The events of May 30th, 1969 were not lost on potential investors. Many companies, such as Texas Instruments, left the island and very few new businesses opened. To make matters worse, the Venezuelan economy collapsed leading to the devaluation of the Bolivar in 1983, drastically lowering the amount of sales to Venezuelan tourists, who had become valuable customers in Punda’s shops and trading houses.

A final blow to the economy was dealt by the United States government. After years of discussions in the mid-1980s. the US terminated the tax-treaty with the Netherlands Antilles on June 29th, 1987. Ever since World War II, when public notary Ton Smeets had single-handedly launched what was to become the off-shore sector by changing Shell’s The Hague headquarters to Willemstad, Curaçao’s financial sector had flourished.
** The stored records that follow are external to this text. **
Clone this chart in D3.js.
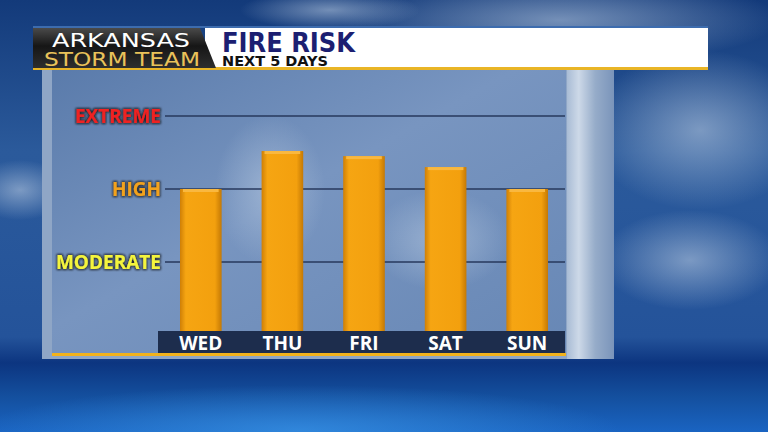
<!DOCTYPE html>
<meta charset="utf-8">
<script src="https://cdn.jsdelivr.net/npm/d3@7"></script>
<style>
body { margin: 0; background: #0a2a66; }
svg { display: block; }
text { font-family: "Open Sans", sans-serif; font-weight: 700; }
</style>
<body>
<script>

// chart data
var days = ["WED", "THU", "FRI", "SAT", "SUN"];
var risk = [2.0, 2.52, 2.45, 2.3, 2.0];
var levels = ["MODERATE", "HIGH", "EXTREME"];
var levelVals = [1, 2, 3];
var levelColors = ["#f4f43c", "#f2a21e", "#ee2020"];

var width = 768,
    height = 432;

var svg = d3.select("body").append("svg")
    .attr("width", width)
    .attr("height", height);

var defs = svg.append("defs");

function grad(id, x2, y2, stops) {
  var g = defs.append("linearGradient").attr("id", id)
      .attr("x1", 0).attr("y1", 0).attr("x2", x2).attr("y2", y2);
  stops.forEach(function(s) {
    g.append("stop").attr("offset", s[0]).attr("stop-color", s[1]);
  });
}

// sky + sea
grad("sky", 0, 1, [["0%", "#133a7a"], ["35%", "#2b5a9b"], ["78%", "#24539a"],
                   ["84%", "#0c3580"], ["92%", "#14509f"], ["100%", "#1a64c2"]]);
grad("panel", 1, 1, [["0%", "#5a7bab"], ["45%", "#7895c0"], ["100%", "#6787b5"]]);
grad("glass", 1, 0, [["0%", "#a9bcd5"], ["25%", "#cdd9e8"], ["60%", "#96acc9"], ["100%", "#7a94ba"]]);
grad("hdr", 0, 1, [["0%", "#4a4a4a"], ["45%", "#161616"], ["100%", "#2e2e2e"]]);
grad("bar", 1, 0, [["0%", "#cf7f06"], ["14%", "#f6a512"], ["84%", "#f3a00e"], ["100%", "#c47905"]]);

var cloud = defs.append("radialGradient").attr("id", "cloud");
cloud.append("stop").attr("offset", "0%").attr("stop-color", "#b3c6de").attr("stop-opacity", 0.6);
cloud.append("stop").attr("offset", "100%").attr("stop-color", "#b3c6de").attr("stop-opacity", 0);

var sea = defs.append("radialGradient").attr("id", "sea");
sea.append("stop").attr("offset", "0%").attr("stop-color", "#3a95e6").attr("stop-opacity", 0.7);
sea.append("stop").attr("offset", "100%").attr("stop-color", "#3a95e6").attr("stop-opacity", 0);

var shadow = defs.append("filter").attr("id", "shadow")
    .attr("x", "-20%").attr("y", "-40%").attr("width", "140%").attr("height", "180%");
shadow.append("feMorphology").attr("in", "SourceAlpha").attr("operator", "dilate")
    .attr("radius", 1).attr("result", "d");
shadow.append("feGaussianBlur").attr("in", "d").attr("stdDeviation", 1).attr("result", "b");
shadow.append("feFlood").attr("flood-color", "#111").attr("flood-opacity", 0.8);
shadow.append("feComposite").attr("in2", "b").attr("operator", "in").attr("result", "s");
var merge = shadow.append("feMerge");
merge.append("feMergeNode").attr("in", "s");
merge.append("feMergeNode").attr("in", "SourceGraphic");

svg.append("rect").attr("width", width).attr("height", height).attr("fill", "url(#sky)");

// soft clouds
var clouds = [[560, 20, 220, 45], [700, 130, 110, 80], [690, 260, 90, 50], [20, 190, 50, 30], [330, 10, 90, 20]];
svg.selectAll(".cloud").data(clouds).enter().append("ellipse")
    .attr("cx", function(d) { return d[0]; })
    .attr("cy", function(d) { return d[1]; })
    .attr("rx", function(d) { return d[2]; })
    .attr("ry", function(d) { return d[3]; })
    .attr("fill", "url(#cloud)");
svg.append("ellipse").attr("cx", 300).attr("cy", 430).attr("rx", 320).attr("ry", 45)
    .attr("fill", "url(#sea)");

// main panel
svg.append("rect").attr("x", 42).attr("y", 68).attr("width", 572).attr("height", 291)
    .attr("fill", "#8fa6c6");
svg.append("rect").attr("x", 52).attr("y", 70).attr("width", 514).attr("height", 286)
    .attr("fill", "url(#panel)");
svg.append("rect").attr("x", 567).attr("y", 70).attr("width", 47).attr("height", 289)
    .attr("fill", "url(#glass)");
svg.append("ellipse").attr("cx", 270).attr("cy", 190).attr("rx", 55).attr("ry", 75)
    .attr("fill", "url(#cloud)");
svg.append("ellipse").attr("cx", 440).attr("cy", 240).attr("rx", 70).attr("ry", 50)
    .attr("fill", "url(#cloud)");

// scales
var x = d3.scaleBand().domain(days).range([160, 568]).paddingInner(0.49).paddingOuter(0.245);
var y = d3.scaleLinear().domain([0, 3]).range([335, 116]);

// grid lines
svg.append("g").selectAll("line").data(levelVals).enter().append("line")
    .attr("x1", 165).attr("x2", 565)
    .attr("y1", function(d) { return y(d); })
    .attr("y2", function(d) { return y(d); })
    .attr("stroke", "#27395c").attr("stroke-width", 1.3);

// level labels
svg.append("g").selectAll("text").data(levels).enter().append("text")
    .attr("x", 161)
    .attr("y", function(d, i) { return y(levelVals[i]) + 7; })
    .attr("text-anchor", "end")
    .attr("font-size", 19)
    .attr("fill", function(d, i) { return levelColors[i]; })
    .attr("filter", "url(#shadow)")
    .text(function(d) { return d; });

// bars
var bars = svg.append("g").selectAll("g").data(risk).enter().append("g");
bars.append("rect")
    .attr("x", function(d, i) { return x(days[i]); })
    .attr("y", function(d) { return y(d); })
    .attr("width", x.bandwidth())
    .attr("height", function(d) { return 335 - y(d); })
    .attr("fill", "url(#bar)");
bars.append("rect")
    .attr("x", function(d, i) { return x(days[i]) + 3; })
    .attr("y", function(d) { return y(d); })
    .attr("width", x.bandwidth() - 6)
    .attr("height", 3)
    .attr("fill", "#f9b840");

// day label strip
svg.append("rect").attr("x", 158).attr("y", 331).attr("width", 407).attr("height", 22)
    .attr("fill", "#1d2d4d");
svg.append("rect").attr("x", 52).attr("y", 353).attr("width", 514).attr("height", 3)
    .attr("fill", "#f2b21c");

svg.append("g").selectAll("text").data(days).enter().append("text")
    .attr("x", function(d) { return x(d) + x.bandwidth() / 2; })
    .attr("y", 350)
    .attr("text-anchor", "middle")
    .attr("font-size", 19)
    .attr("fill", "#fff")
    .text(function(d) { return d; });

// header bar
svg.append("rect").attr("x", 33).attr("y", 26).attr("width", 675).attr("height", 2)
    .attr("fill", "#3d6cae");
svg.append("rect").attr("x", 205).attr("y", 28).attr("width", 503).attr("height", 40)
    .attr("fill", "#fff");
svg.append("rect").attr("x", 33).attr("y", 67).attr("width", 675).attr("height", 3)
    .attr("fill", "#e9b526");
svg.append("path")
    .attr("d", "M33,28 L200,28 L216,68 L33,68 Z")
    .attr("fill", "url(#hdr)");

svg.append("text").attr("x", 52).attr("y", 47)
    .attr("font-size", 19)
    .attr("fill", "#fff")
    .attr("textLength", 138).attr("lengthAdjust", "spacingAndGlyphs")
    .style("font-family", "'DejaVu Sans', sans-serif")
    .style("font-weight", 400)
    .text("ARKANSAS");
svg.append("text").attr("x", 44).attr("y", 66)
    .attr("font-size", 19)
    .attr("fill", "#e9c25a")
    .attr("textLength", 156).attr("lengthAdjust", "spacingAndGlyphs")
    .style("font-family", "'DejaVu Sans', sans-serif")
    .style("font-weight", 400)
    .text("STORM TEAM");

svg.append("text").attr("x", 222).attr("y", 52)
    .attr("font-size", 27).attr("fill", "#1c1f72")
    .attr("textLength", 133).attr("lengthAdjust", "spacingAndGlyphs")
    .style("font-family", "'DejaVu Sans Condensed', 'Open Sans', sans-serif")
    .text("FIRE RISK");
svg.append("text").attr("x", 222).attr("y", 66)
    .attr("font-size", 14.5).attr("fill", "#111")
    .attr("textLength", 106).attr("lengthAdjust", "spacingAndGlyphs")
    .style("font-family", "'DejaVu Sans Condensed', 'Open Sans', sans-serif")
    .text("NEXT 5 DAYS");

</script>
</body>
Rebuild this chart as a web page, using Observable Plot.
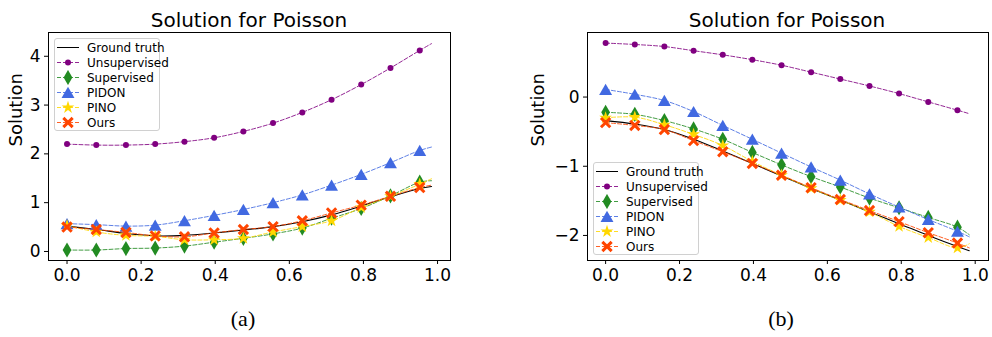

By offering a low tax climate to foreign companies, operating in countries which had signed tax agreements with the Netherlands Antilles in general and Curacao in particular, the off-shore sector had become an important economic pillar on the island. However, with the withdrawal of the US from the off-shore stage, the financial sector lost an important player whom a large part of the game had been based on.

As a result of the psychological shock caused by the events of May 30th, 1969, Curaçao’s tourism sector sharply declined. The establishment of new hotels came to complete standstill. The area in Piscadera, which had been opened up for tourism by the construction of the Hilton Hotel, now grew rather slowly. The Arthur Frommer Hotel was established in 1969, later renamed Las Palmas followed by Floris Suite. In Banda’Bou, the concept of time share was introduced in 1976 as the Coral Cliff resort, later renamed Sunset Waters, opened in Sta. Martha.